All of thesse things which are Domestic violence do happen in UK, US and other western countries. I'd love you to report those as well.
Yes you are correct, domestic violence also takes place in US and the Western countries but once reported or if you get caught there are severe penalties but as the author pointed out there is no such luck for women in Pakistan.
However, there are no such things as honor killings or Dowry issues in US and the Western countries. Also, the women is protected if she files for divorce as she get almost 50% of the husbands earnings in child support plus alimony which enables her to easily take care of herself even if she is not highly educated or is a housewife with no work experience. Again, no such luck for women in Pakistan they have no one to turn to.
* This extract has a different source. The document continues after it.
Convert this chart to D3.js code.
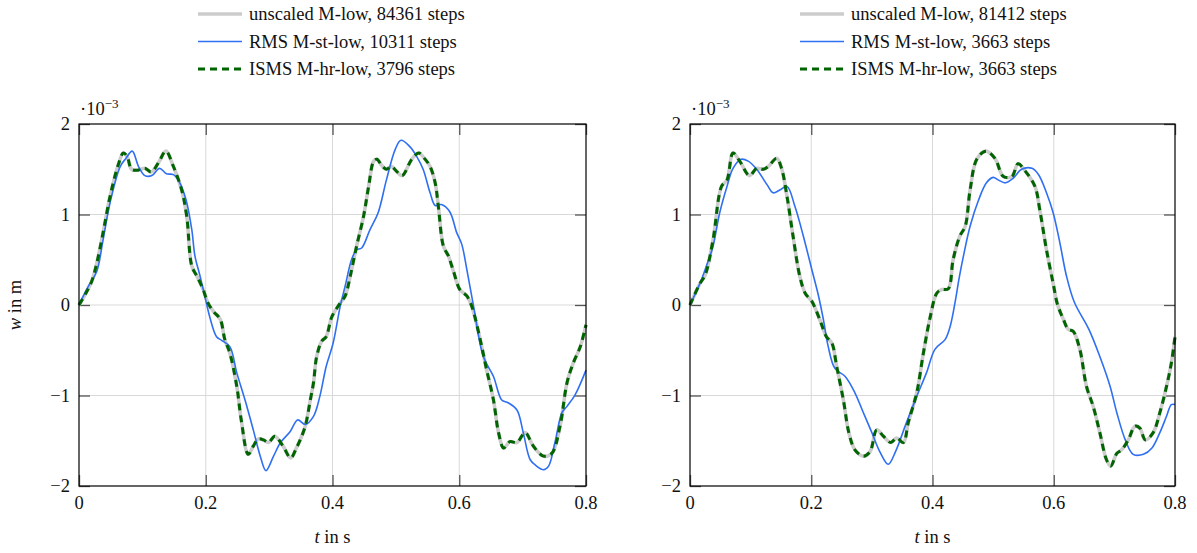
<!DOCTYPE html>
<html>
<head>
<meta charset="utf-8">
<script src="https://cdn.jsdelivr.net/npm/d3@7"></script>
<style>
  body { margin: 0; background: #fff; }
  svg text { font-family: "Liberation Serif", "DejaVu Serif", serif; fill: #111; }
</style>
</head>
<body>
<svg id="chart" width="1197" height="553"></svg>
<script>
// tick values shared by both panels
const tTicks = [0, 0.2, 0.4, 0.6, 0.8]
const wTicks = [-2, -1, 0, 1, 2]

// legend labels per panel
const leftLabels = ['unscaled M-low, 84361 steps', 'RMS M-st-low, 10311 steps', 'ISMS M-hr-low, 3796 steps']
const rightLabels = ['unscaled M-low, 81412 steps', 'RMS M-st-low, 3663 steps', 'ISMS M-hr-low, 3663 steps']

// [t in s, w in 1e-3 m]
// left panel: unscaled and ISMS lie on top of each other
const leftUnscaled = [
  [0, 0], [0.010, 0.12], [0.020, 0.26], [0.028, 0.46], [0.038, 0.80], [0.049, 1.2], [0.062, 1.55], [0.070, 1.68],
  [0.076, 1.64], [0.083, 1.50], [0.093, 1.49], [0.104, 1.51], [0.114, 1.47], [0.126, 1.58], [0.137, 1.70],
  [0.149, 1.53], [0.162, 1.27], [0.170, 0.98], [0.178, 0.43], [0.186, 0.32], [0.196, 0.17], [0.203, 0.03],
  [0.212, -0.07], [0.223, -0.16], [0.230, -0.38], [0.238, -0.53], [0.249, -0.90], [0.256, -1.27], [0.267, -1.65],
  [0.275, -1.56], [0.283, -1.48], [0.291, -1.49], [0.299, -1.52], [0.309, -1.45], [0.322, -1.56], [0.334, -1.69],
  [0.343, -1.58], [0.349, -1.49], [0.357, -1.34], [0.365, -1.05], [0.370, -0.86], [0.375, -0.57], [0.383, -0.40],
  [0.390, -0.35], [0.399, -0.13], [0.412, 0.02], [0.420, 0.10], [0.428, 0.32], [0.438, 0.65], [0.449, 0.98],
  [0.457, 1.31], [0.465, 1.59], [0.470, 1.61], [0.478, 1.54], [0.485, 1.50], [0.493, 1.53], [0.502, 1.47],
  [0.510, 1.43], [0.525, 1.61], [0.536, 1.68], [0.545, 1.62], [0.554, 1.53], [0.562, 1.35], [0.567, 1.09],
  [0.575, 0.65], [0.583, 0.54], [0.591, 0.37], [0.601, 0.17], [0.612, 0.10], [0.620, -0.02], [0.633, -0.38],
  [0.643, -0.71], [0.654, -1.05], [0.662, -1.41], [0.670, -1.58], [0.680, -1.51], [0.691, -1.52], [0.704, -1.41],
  [0.717, -1.56], [0.733, -1.67], [0.746, -1.64], [0.759, -1.34], [0.770, -0.86], [0.780, -0.64], [0.791, -0.46],
  [0.800, -0.22]
]
const leftIsms = leftUnscaled
const leftRms = [
  [0, 0], [0.015, 0.21], [0.028, 0.37], [0.038, 0.72], [0.049, 1.13], [0.065, 1.53], [0.074, 1.62], [0.084, 1.70],
  [0.094, 1.53], [0.104, 1.43], [0.115, 1.43], [0.127, 1.51], [0.138, 1.45], [0.149, 1.44], [0.159, 1.35],
  [0.169, 1.16], [0.178, 0.83], [0.183, 0.54], [0.191, 0.32], [0.201, 0.02], [0.207, -0.15], [0.217, -0.35],
  [0.225, -0.39], [0.238, -0.46], [0.249, -0.75], [0.262, -1.05], [0.275, -1.38], [0.286, -1.67], [0.295, -1.83],
  [0.307, -1.67], [0.318, -1.52], [0.333, -1.40], [0.345, -1.27], [0.357, -1.32], [0.370, -1.23], [0.380, -1.01],
  [0.390, -0.68], [0.401, -0.42], [0.412, -0.02], [0.420, 0.21], [0.430, 0.50], [0.438, 0.61], [0.446, 0.63],
  [0.459, 0.83], [0.472, 1.02], [0.485, 1.38], [0.499, 1.72], [0.508, 1.82], [0.522, 1.75], [0.533, 1.64],
  [0.543, 1.50], [0.554, 1.24], [0.562, 1.10], [0.572, 1.11], [0.585, 1.03], [0.596, 0.80], [0.604, 0.67],
  [0.612, 0.39], [0.623, -0.03], [0.638, -0.57], [0.654, -0.79], [0.667, -1.05], [0.677, -1.08], [0.691, -1.16],
  [0.701, -1.41], [0.712, -1.71], [0.722, -1.78], [0.733, -1.82], [0.741, -1.78], [0.751, -1.52], [0.762, -1.19],
  [0.770, -1.12], [0.783, -0.99], [0.800, -0.72]
]

// right panel
const rightUnscaled = [
  [0, 0], [0.0165, 0.24], [0.025, 0.33], [0.038, 0.72], [0.052, 1.31], [0.061, 1.38], [0.071, 1.68], [0.082, 1.59],
  [0.098, 1.43], [0.110, 1.51], [0.121, 1.50], [0.129, 1.53], [0.143, 1.62], [0.151, 1.51], [0.160, 1.20],
  [0.170, 0.76], [0.181, 0.32], [0.190, 0.13], [0.201, 0.04], [0.214, -0.16], [0.225, -0.35], [0.234, -0.42],
  [0.242, -0.68], [0.253, -1.05], [0.262, -1.41], [0.272, -1.60], [0.286, -1.67], [0.297, -1.62], [0.308, -1.38],
  [0.319, -1.45], [0.331, -1.52], [0.341, -1.47], [0.352, -1.52], [0.360, -1.30], [0.374, -0.97], [0.385, -0.53],
  [0.396, -0.14], [0.407, 0.13], [0.415, 0.17], [0.426, 0.18], [0.434, 0.50], [0.445, 0.76], [0.454, 0.87],
  [0.462, 1.27], [0.473, 1.61], [0.488, 1.70], [0.503, 1.62], [0.517, 1.42], [0.531, 1.42], [0.541, 1.56],
  [0.553, 1.48], [0.569, 1.31], [0.577, 1.05], [0.588, 0.61], [0.599, 0.24], [0.606, 0.01], [0.616, -0.16],
  [0.624, -0.27], [0.632, -0.29], [0.643, -0.49], [0.654, -0.90], [0.665, -1.12], [0.676, -1.41], [0.687, -1.71],
  [0.694, -1.78], [0.704, -1.64], [0.712, -1.60], [0.723, -1.49], [0.734, -1.34], [0.742, -1.36], [0.751, -1.49],
  [0.764, -1.41], [0.775, -1.19], [0.786, -0.90], [0.794, -0.64], [0.800, -0.35]
]
const rightIsms = rightUnscaled
const rightRms = [
  [0, 0], [0.0165, 0.24], [0.027, 0.43], [0.038, 0.65], [0.049, 1.02], [0.061, 1.31], [0.071, 1.51], [0.084, 1.61],
  [0.096, 1.59], [0.110, 1.50], [0.127, 1.33], [0.137, 1.24], [0.148, 1.27], [0.160, 1.31], [0.173, 1.09],
  [0.187, 0.76], [0.201, 0.39], [0.212, 0.10], [0.220, -0.16], [0.228, -0.46], [0.239, -0.70], [0.256, -0.79],
  [0.272, -0.97], [0.286, -1.19], [0.300, -1.41], [0.313, -1.62], [0.327, -1.76], [0.339, -1.62], [0.357, -1.30],
  [0.374, -1.01], [0.390, -0.75], [0.404, -0.49], [0.421, -0.38], [0.429, -0.24], [0.437, 0.02], [0.444, 0.30],
  [0.451, 0.54], [0.462, 0.87], [0.476, 1.16], [0.489, 1.35], [0.500, 1.41], [0.509, 1.38], [0.520, 1.35],
  [0.533, 1.40], [0.547, 1.50], [0.564, 1.51], [0.575, 1.44], [0.588, 1.24], [0.599, 1.02], [0.610, 0.69],
  [0.621, 0.32], [0.634, 0.03], [0.658, -0.27], [0.676, -0.57], [0.693, -0.90], [0.704, -1.19], [0.718, -1.49],
  [0.731, -1.65], [0.748, -1.65], [0.762, -1.58], [0.775, -1.41], [0.786, -1.23], [0.794, -1.10], [0.800, -1.10]
]

const svg = d3.select('#chart')
const plotTop = 124
const plotBottom = 486
const tickLen = 11
const fontSize = 18.5

const styles = [
  { color: '#cccccc', width: 3.6, dash: null },
  { color: '#2f6ff2', width: 1.6, dash: null },
  { color: '#006400', width: 3, dash: '7,5' }
]

/**
 * draw one panel with grid, frame, ticks, curves and legend
 */
const drawPanel = (left, right, series, labels, legendX, yTitle) => {
  const x = d3.scaleLinear().domain([0, 0.8]).range([left, right])
  const y = d3.scaleLinear().domain([-2, 2]).range([plotBottom, plotTop])
  const g = svg.append('g')

  // grid
  g.selectAll('.gx').data(tTicks.slice(1, -1)).join('line')
    .attr('x1', d => x(d)).attr('x2', d => x(d)).attr('y1', plotTop).attr('y2', plotBottom)
    .attr('stroke', '#d9d9d9').attr('stroke-width', 1)
  g.selectAll('.gy').data(wTicks.slice(1, -1)).join('line')
    .attr('x1', left).attr('x2', right).attr('y1', d => y(d)).attr('y2', d => y(d))
    .attr('stroke', '#d9d9d9').attr('stroke-width', 1)

  // inward ticks on all four sides
  const axes = [
    d3.axisBottom(x).tickValues(tTicks).tickSize(tickLen).tickFormat(''),
    d3.axisTop(x).tickValues(tTicks).tickSize(tickLen).tickFormat(''),
    d3.axisLeft(y).tickValues(wTicks).tickSize(tickLen).tickFormat(''),
    d3.axisRight(y).tickValues(wTicks).tickSize(tickLen).tickFormat('')
  ]
  const shifts = [[0, plotBottom - tickLen], [0, plotTop + tickLen], [left + tickLen, 0], [right - tickLen, 0]]
  axes.forEach((ax, i) => {
    const a = g.append('g').attr('transform', `translate(${shifts[i][0]},${shifts[i][1]})`).call(ax)
    a.select('.domain').remove()
    a.selectAll('line').attr('stroke', '#555').attr('stroke-width', 1.3)
  })

  // curves
  const line = d3.line().x(d => x(d[0])).y(d => y(d[1])).curve(d3.curveCatmullRom.alpha(0.5))
  series.forEach((s, i) => {
    g.append('path').datum(s).attr('d', line).attr('fill', 'none')
      .attr('stroke', styles[i].color).attr('stroke-width', styles[i].width)
      .attr('stroke-dasharray', styles[i].dash).attr('stroke-linejoin', 'round')
  })

  // frame
  g.append('rect').attr('x', left).attr('y', plotTop).attr('width', right - left).attr('height', plotBottom - plotTop)
    .attr('fill', 'none').attr('stroke', '#000').attr('stroke-width', 1.2)

  // tick labels
  g.selectAll('.tx').data(tTicks).join('text')
    .attr('x', d => x(d)).attr('y', plotBottom + 23).attr('text-anchor', 'middle')
    .attr('font-size', fontSize).text(d => d3.format('')(d))
  g.selectAll('.ty').data(wTicks).join('text')
    .attr('x', left - 9).attr('y', d => y(d) + 6).attr('text-anchor', 'end')
    .attr('font-size', fontSize).text(d => d < 0 ? '\u2212' + Math.abs(d) : d)

  // exponent note
  const ex = g.append('text').attr('x', left + 1).attr('y', 115).attr('font-size', fontSize)
  ex.append('tspan').text('\u00b710')
  ex.append('tspan').attr('dy', -7).attr('font-size', 13).text('\u22123')

  // axis titles
  const xt = g.append('text').attr('x', (left + right) / 2).attr('y', 543).attr('text-anchor', 'middle').attr('font-size', fontSize)
  xt.append('tspan').attr('font-style', 'italic').text('t')
  xt.append('tspan').text(' in s')
  if (yTitle) {
    const yt = g.append('text').attr('transform', `translate(21,${(plotTop + plotBottom) / 2}) rotate(-90)`)
      .attr('text-anchor', 'middle').attr('font-size', fontSize)
    yt.append('tspan').attr('font-style', 'italic').text('w')
    yt.append('tspan').text(' in m')
  }

  // legend
  labels.forEach((lab, i) => {
    const ly = 14 + i * 27.5
    g.append('line').attr('x1', legendX).attr('x2', legendX + 44).attr('y1', ly).attr('y2', ly)
      .attr('stroke', styles[i].color).attr('stroke-width', styles[i].width)
      .attr('stroke-dasharray', styles[i].dash)
    g.append('text').attr('x', legendX + 51).attr('y', ly + 6).attr('font-size', fontSize).text(lab)
  })
}

drawPanel(79, 586, [leftUnscaled, leftRms, leftIsms], leftLabels, 198, true)
drawPanel(690, 1175, [rightUnscaled, rightRms, rightIsms], rightLabels, 800, false)
</script>
</body>
</html>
The law and the society in Pakistan favors the male and as it is evident with the male dominance in every field of life.
Excellent response Nadeem.
Just because it is happening in some other country, does NOT make it justifiable in any way in Pakistan. You should be more concerned about what's happening in Pakistan. Let the US/UK and other Western countries deal with their own problems.
it isnt the 'domestic violence' that is astonishing; it is a 'person' who minimizes sadistic, animal behavior toward vulnerable people with pale terms like 'domestic violence' and tries to excuse and ignore it by saying 'it happens in other countries'. these things do happen in UK, US and other western countries, but at least the citizens of these countries, every single individual, every single religious, civil, legal organization will move to protect the abused and punish the abuser. they do not excuse it by saying 'everyone else is doing it, too.' it is not the depravity of such individual sadism that is 'news'; it is the depravity of a society that tolerates and excuses it.
Violence against women is wrong and must be condemned. It exists in many countries including western countries. It is not a monopoly of third world or Islamic countries.
Despite the advances in science and education, violence against women is very common in western world.
We need tougher laws and implementation with full vigor to eliminate this menace.